§ **Exercise goal**: Make an exact copy, from the records below, of the lines from the line containing "Reproduce this chart with Apache ECharts." to the line containing "const yInterval = [1, 10, 200];", both lines included, excluding pictures.

§ **Data entries**:
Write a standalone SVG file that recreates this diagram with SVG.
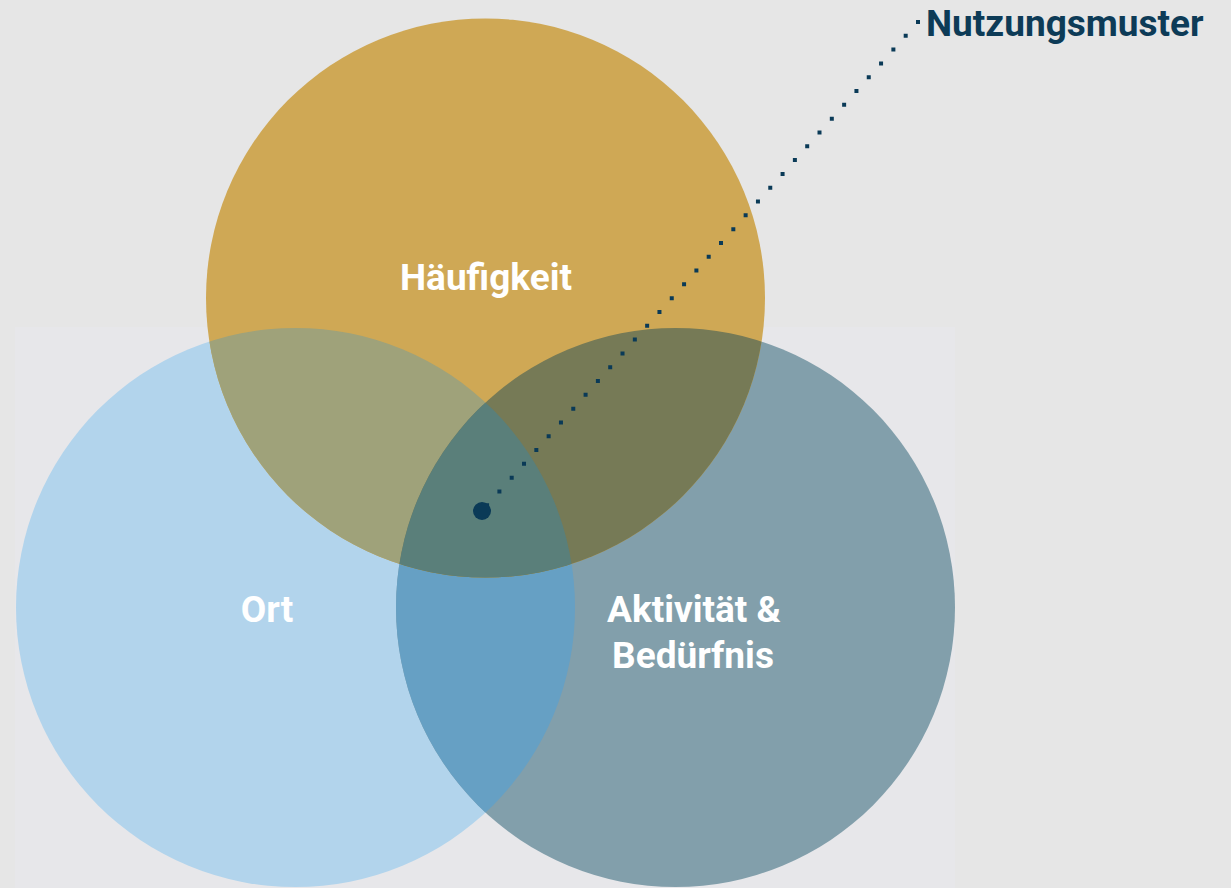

==

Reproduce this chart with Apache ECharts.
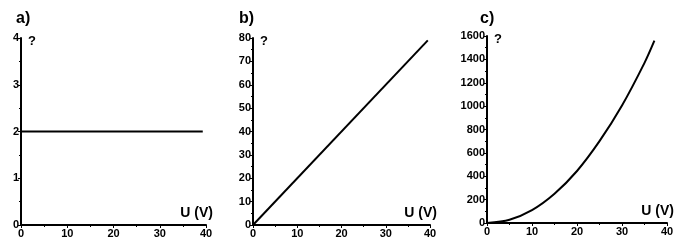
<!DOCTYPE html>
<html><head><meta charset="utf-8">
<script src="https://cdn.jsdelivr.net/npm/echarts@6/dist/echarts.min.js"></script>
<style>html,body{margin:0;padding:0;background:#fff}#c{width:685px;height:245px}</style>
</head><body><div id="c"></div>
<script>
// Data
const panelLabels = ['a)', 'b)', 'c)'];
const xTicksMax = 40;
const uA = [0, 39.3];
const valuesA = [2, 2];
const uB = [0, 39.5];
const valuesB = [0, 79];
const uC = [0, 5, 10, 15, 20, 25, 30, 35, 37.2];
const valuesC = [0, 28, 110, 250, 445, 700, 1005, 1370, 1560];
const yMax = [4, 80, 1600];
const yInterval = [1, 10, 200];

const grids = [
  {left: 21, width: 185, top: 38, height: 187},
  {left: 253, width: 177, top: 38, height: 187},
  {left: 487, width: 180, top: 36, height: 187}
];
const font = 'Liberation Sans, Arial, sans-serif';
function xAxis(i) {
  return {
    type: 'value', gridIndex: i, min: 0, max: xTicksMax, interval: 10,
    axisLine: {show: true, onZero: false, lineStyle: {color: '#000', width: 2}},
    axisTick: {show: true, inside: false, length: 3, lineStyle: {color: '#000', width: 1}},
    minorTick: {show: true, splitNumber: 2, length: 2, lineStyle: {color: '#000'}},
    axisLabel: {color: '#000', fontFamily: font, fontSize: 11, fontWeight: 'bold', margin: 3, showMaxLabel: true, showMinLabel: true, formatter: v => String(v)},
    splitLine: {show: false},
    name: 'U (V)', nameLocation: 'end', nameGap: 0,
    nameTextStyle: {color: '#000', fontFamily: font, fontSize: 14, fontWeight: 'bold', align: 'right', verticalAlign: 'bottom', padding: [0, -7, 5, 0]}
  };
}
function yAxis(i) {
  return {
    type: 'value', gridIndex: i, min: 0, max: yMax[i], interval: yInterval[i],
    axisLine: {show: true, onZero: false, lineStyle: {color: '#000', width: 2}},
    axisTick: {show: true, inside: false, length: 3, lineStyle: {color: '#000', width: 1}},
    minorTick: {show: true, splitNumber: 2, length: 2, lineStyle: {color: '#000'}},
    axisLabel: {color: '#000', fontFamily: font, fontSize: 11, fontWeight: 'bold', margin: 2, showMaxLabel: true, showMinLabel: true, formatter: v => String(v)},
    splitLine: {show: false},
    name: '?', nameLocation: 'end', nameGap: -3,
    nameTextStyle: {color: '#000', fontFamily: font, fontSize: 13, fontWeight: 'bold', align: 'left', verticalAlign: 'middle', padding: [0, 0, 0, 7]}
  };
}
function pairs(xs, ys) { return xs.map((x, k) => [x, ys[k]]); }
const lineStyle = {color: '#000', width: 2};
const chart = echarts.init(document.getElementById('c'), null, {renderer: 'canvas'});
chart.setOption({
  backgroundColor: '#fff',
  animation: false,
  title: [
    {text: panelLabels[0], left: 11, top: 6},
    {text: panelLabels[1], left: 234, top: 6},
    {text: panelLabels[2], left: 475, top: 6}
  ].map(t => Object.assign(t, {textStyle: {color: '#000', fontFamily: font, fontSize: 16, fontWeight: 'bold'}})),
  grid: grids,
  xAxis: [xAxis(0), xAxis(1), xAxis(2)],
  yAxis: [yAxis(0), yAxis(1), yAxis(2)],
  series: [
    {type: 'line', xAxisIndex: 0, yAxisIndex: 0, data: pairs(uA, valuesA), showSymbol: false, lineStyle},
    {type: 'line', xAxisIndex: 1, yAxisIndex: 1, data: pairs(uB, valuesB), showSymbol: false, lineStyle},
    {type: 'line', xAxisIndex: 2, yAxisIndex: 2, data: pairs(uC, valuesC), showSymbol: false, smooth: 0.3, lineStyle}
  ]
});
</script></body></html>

---

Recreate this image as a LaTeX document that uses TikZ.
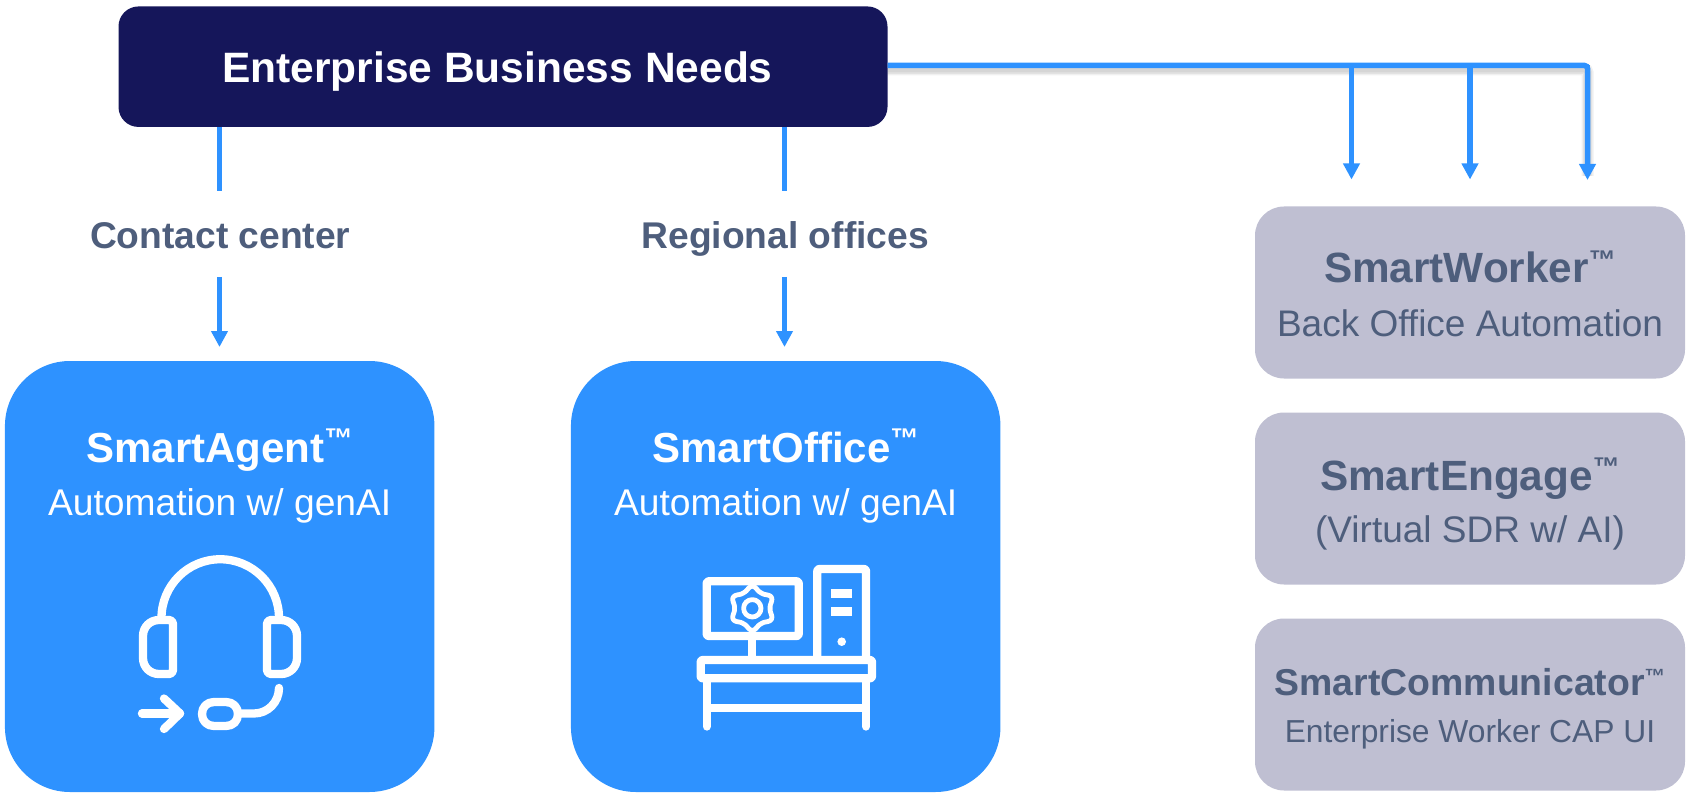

§ **Completed exercise**:
Reproduce this chart with Apache ECharts.
<!DOCTYPE html>
<html><head><meta charset="utf-8">
<script src="https://cdn.jsdelivr.net/npm/echarts@6/dist/echarts.min.js"></script>
<style>html,body{margin:0;padding:0;background:#fff}#c{width:685px;height:245px}</style>
</head><body><div id="c"></div>
<script>
// Data
const panelLabels = ['a)', 'b)', 'c)'];
const xTicksMax = 40;
const uA = [0, 39.3];
const valuesA = [2, 2];
const uB = [0, 39.5];
const valuesB = [0, 79];
const uC = [0, 5, 10, 15, 20, 25, 30, 35, 37.2];
const valuesC = [0, 28, 110, 250, 445, 700, 1005, 1370, 1560];
const yMax = [4, 80, 1600];
const yInterval = [1, 10, 200];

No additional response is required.